How many articles have you read about how leaders of today start their day? Yes, it is crucial to have different routines throughout your day. Starting off your workday on the right foot with a few different habitual routines is definitely a proven way to set yourself up for success. What most people don’t think or talk about is a “leaving the office” routine. Some people have no more routine than every day they get in their car at 5:05pm. Some leave their offices tidy, some leave it in a haphazard mess.
Why This Routine is Important
Lynn Taylor, a national workplace expert is quoted, “How you end the day is critical, as it has much to do with how you start the next day. It’s half of the puzzle of being productive. Both pieces are like bookends that carry extra weight relative to what happens in between. They’re like first and last impressions that hold tremendous impact on your view of your work, attitude and productivity level. The end of your day sets the stage for tomorrow, and the start of your day sets the stage for today.” (Source)
Michael Kerr, an international business speaker and author, says another reason to have a leaving the office routine is that it, “has huge effect on the level of stress and happiness you carry home, which in turn can impact your health, your marriage and family life, your ability to sleep and your overall level of happiness.” (Source)
3 Things to Think About When Creating an Evening Routine
1. Review your schedule and to-do list for the next day.
This tip is especially helpful if you have projects that spill over into the following day. Whether you keep a physical or digital planner/calendar, update it accordingly. This is also a great time to help you see your day/week/month as a big picture. Notice what’s eating up most of your time. If it’s not your top priority, what can you delegate or what meetings can you miss/cancel in order to align your priorities with how you spend your time.
2. Tidy up your physical and digital space.
Before you groan at this tip, it really works. Study after study has found that a clean workspace helps our brains function at top levels and be more productive. You may need to acquire a paper sorter or figure out a way to organize things in a way where you can start off every morning with a relatively clean desk.
In terms of your digital space, make a daily check to ensure that your files are saved in an organized fashion. The other place where digital clutter ensues is our inboxes. Do your best to weed out your inbox of spam/promotions, reply to emails that take three minutes or less, and write a prioritized list of which emails need your urgent attention for the next day.
3. Leave on a positive note.
“Take note of something that went well, compliment a co-worker on an accomplishment, or drop a thank you note to a client, Woodward says.”
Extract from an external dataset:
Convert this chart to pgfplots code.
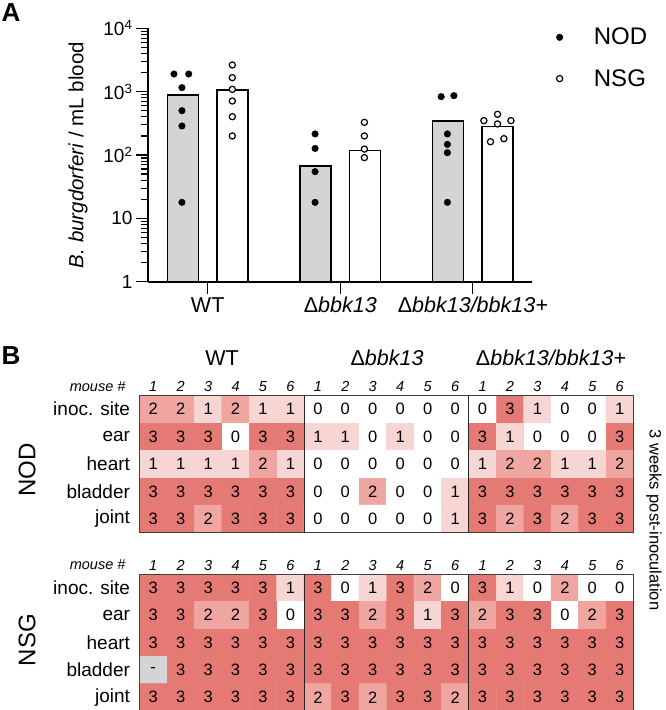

Whoever reports to you, try leaving them with an encouraging comment before you walk out the door. Taylor agrees. Workers always want to feel valued and like their work is making a difference in the long term.
The attitude in which you leave the office will eventually match your attitude in which you arrive. Leave with a smile, and you may be a happier person as you walk in the doors the next day.
When forming new habits and routines, it’s easy to get overwhelmed. Maybe you’ll stick firmly to the course for 3 days, but then get derailed and never return to it. Instead, pick one habit to start doing at the end of your workday. Make sure to prioritize that time in your schedule, even if it’s just 10 or 15 minutes. When you’ve done that small routine for at least 3 weeks and you feel comfortable, add another part of your leaving routine, adding extra time to your exit strategy. In no time, you’ll be arriving to work ready to tackle the day without the loose ends of yesterday lying all over your office distracting you.